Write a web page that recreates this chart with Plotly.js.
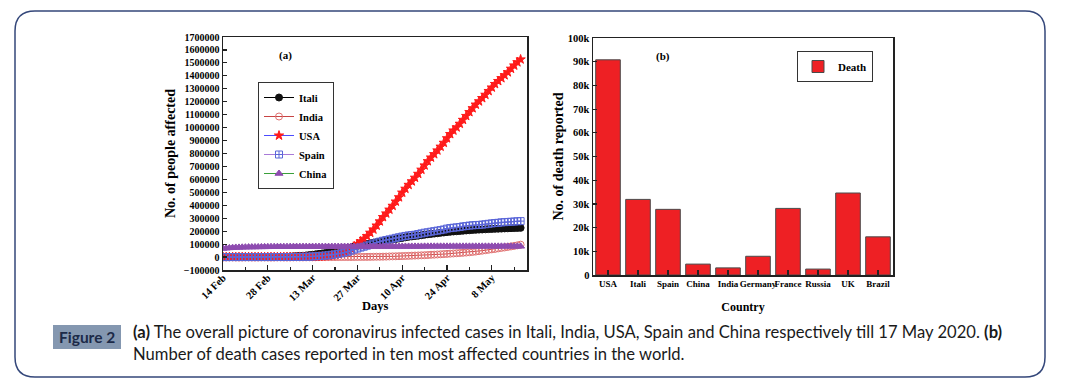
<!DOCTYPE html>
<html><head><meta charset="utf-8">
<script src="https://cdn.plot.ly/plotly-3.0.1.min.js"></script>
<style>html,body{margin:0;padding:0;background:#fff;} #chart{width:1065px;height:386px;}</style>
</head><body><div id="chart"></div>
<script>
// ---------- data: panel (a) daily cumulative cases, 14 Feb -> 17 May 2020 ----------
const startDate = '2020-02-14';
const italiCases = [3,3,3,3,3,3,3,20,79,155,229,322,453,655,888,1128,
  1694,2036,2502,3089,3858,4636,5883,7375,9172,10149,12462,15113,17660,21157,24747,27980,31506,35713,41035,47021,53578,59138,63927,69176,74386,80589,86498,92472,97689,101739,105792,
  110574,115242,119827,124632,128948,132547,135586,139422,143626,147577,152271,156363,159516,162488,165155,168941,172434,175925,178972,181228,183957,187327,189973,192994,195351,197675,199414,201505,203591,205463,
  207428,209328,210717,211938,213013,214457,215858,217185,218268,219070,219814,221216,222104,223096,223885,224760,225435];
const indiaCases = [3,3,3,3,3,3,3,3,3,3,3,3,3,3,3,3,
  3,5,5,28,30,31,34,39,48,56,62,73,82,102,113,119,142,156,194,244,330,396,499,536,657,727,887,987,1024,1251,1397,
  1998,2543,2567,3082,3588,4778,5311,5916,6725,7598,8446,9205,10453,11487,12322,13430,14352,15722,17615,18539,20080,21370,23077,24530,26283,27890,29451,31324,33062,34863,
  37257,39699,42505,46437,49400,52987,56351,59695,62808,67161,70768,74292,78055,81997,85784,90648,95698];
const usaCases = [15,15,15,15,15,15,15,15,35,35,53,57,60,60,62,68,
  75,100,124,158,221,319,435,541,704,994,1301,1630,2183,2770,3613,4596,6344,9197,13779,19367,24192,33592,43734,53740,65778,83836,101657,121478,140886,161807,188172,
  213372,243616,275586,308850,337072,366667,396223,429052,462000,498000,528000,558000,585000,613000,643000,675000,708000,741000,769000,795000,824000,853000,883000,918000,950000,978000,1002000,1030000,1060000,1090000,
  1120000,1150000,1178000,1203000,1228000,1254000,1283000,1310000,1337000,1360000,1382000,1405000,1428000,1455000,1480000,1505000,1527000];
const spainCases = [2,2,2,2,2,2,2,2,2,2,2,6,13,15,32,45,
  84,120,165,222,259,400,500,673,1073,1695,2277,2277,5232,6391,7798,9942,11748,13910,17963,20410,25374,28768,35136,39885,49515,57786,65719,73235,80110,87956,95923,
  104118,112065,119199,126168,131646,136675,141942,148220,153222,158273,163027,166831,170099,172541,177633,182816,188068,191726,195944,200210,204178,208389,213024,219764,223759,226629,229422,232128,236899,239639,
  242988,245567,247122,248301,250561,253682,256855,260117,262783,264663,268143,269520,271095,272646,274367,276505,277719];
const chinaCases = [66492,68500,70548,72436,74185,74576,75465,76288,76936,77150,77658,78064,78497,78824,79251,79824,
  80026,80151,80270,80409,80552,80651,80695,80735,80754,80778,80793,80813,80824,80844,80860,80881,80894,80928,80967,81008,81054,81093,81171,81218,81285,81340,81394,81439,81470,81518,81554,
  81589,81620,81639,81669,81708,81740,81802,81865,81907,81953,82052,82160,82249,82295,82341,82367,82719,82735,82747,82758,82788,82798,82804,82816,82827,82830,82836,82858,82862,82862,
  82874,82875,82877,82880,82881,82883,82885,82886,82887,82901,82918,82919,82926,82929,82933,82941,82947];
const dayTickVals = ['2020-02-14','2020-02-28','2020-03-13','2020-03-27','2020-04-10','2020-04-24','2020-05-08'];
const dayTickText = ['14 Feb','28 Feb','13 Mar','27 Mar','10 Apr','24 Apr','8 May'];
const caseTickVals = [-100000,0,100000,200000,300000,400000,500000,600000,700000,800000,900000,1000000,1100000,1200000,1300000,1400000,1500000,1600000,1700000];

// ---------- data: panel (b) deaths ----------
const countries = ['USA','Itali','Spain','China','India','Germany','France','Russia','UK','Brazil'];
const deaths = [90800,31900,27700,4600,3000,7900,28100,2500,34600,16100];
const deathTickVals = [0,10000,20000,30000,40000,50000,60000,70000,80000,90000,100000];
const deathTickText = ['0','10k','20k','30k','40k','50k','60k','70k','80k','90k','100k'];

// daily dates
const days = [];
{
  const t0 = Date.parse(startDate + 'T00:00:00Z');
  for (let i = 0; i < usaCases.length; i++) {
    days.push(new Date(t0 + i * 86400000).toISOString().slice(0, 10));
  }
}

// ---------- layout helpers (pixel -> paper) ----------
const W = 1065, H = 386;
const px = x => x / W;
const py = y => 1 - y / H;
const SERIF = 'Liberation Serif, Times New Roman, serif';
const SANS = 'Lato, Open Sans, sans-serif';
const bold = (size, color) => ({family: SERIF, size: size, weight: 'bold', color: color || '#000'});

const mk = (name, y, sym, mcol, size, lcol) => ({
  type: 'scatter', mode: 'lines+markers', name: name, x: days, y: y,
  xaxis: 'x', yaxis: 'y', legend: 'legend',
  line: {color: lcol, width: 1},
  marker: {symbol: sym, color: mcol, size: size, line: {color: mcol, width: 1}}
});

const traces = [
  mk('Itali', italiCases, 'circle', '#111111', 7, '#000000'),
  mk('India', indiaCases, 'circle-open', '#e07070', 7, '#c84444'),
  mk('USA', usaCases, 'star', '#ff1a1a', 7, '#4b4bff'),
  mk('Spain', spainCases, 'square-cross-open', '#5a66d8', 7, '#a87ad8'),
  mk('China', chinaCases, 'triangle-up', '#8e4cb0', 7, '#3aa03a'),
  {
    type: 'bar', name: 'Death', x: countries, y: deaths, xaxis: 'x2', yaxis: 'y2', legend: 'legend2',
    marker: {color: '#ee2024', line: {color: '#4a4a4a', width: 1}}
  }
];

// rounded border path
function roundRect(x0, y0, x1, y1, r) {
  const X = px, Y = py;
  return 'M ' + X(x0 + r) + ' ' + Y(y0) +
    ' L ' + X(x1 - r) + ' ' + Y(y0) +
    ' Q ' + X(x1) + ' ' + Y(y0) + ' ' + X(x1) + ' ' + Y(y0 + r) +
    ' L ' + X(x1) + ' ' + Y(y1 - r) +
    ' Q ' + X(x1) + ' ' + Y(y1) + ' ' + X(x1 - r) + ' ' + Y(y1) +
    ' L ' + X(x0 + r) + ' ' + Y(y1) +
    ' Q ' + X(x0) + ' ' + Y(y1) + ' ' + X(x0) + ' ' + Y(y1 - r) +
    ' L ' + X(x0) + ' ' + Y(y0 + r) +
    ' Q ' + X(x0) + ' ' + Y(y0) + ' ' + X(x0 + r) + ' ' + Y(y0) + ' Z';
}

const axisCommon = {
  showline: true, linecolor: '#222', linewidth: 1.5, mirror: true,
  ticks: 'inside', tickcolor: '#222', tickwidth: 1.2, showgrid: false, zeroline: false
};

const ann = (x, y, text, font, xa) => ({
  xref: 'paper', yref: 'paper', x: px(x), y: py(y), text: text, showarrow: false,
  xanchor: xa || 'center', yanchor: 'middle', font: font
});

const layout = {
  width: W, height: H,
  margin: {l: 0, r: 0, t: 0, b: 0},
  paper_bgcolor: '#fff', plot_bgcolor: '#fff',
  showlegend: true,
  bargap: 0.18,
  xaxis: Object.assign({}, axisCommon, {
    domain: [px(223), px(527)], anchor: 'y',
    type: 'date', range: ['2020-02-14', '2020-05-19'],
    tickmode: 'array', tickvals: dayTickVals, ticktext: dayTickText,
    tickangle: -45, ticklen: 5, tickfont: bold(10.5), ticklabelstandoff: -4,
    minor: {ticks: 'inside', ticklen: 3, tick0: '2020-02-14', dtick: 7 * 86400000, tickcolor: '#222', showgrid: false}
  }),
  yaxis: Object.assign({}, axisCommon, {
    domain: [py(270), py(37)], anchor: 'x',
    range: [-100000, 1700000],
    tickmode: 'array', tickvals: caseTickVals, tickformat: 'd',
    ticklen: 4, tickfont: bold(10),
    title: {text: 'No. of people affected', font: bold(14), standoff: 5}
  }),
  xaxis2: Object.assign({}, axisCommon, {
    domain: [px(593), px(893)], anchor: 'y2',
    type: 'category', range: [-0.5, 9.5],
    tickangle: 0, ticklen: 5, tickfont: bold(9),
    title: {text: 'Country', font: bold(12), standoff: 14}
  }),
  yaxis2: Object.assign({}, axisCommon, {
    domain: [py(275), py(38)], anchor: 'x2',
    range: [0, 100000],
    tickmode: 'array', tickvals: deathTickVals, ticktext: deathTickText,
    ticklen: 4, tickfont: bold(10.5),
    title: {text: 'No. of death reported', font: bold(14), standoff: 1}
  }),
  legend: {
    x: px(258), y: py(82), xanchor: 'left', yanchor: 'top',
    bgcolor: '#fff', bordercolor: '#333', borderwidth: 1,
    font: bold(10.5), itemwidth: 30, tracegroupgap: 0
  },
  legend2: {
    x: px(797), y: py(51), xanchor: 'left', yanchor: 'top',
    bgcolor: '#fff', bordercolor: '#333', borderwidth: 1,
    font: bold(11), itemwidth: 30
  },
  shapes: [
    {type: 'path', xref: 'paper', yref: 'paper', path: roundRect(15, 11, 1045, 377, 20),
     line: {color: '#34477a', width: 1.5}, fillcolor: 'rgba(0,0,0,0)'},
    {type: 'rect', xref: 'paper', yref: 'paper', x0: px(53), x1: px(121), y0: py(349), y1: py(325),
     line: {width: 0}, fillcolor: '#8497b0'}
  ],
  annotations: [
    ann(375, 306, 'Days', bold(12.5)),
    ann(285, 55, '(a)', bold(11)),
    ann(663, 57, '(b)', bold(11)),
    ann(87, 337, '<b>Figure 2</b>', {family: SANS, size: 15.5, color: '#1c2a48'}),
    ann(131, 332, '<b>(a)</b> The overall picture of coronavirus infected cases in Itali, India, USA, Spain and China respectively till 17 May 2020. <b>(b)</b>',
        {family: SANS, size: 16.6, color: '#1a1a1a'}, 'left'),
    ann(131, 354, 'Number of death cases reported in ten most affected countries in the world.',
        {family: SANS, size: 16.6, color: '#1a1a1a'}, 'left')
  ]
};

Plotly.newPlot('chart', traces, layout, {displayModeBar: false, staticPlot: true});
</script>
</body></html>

------------------------------------------------------------

(Exercise directions): Report how many lines of the listing hold the string "chart", giving only the number.

(Exercise result): 4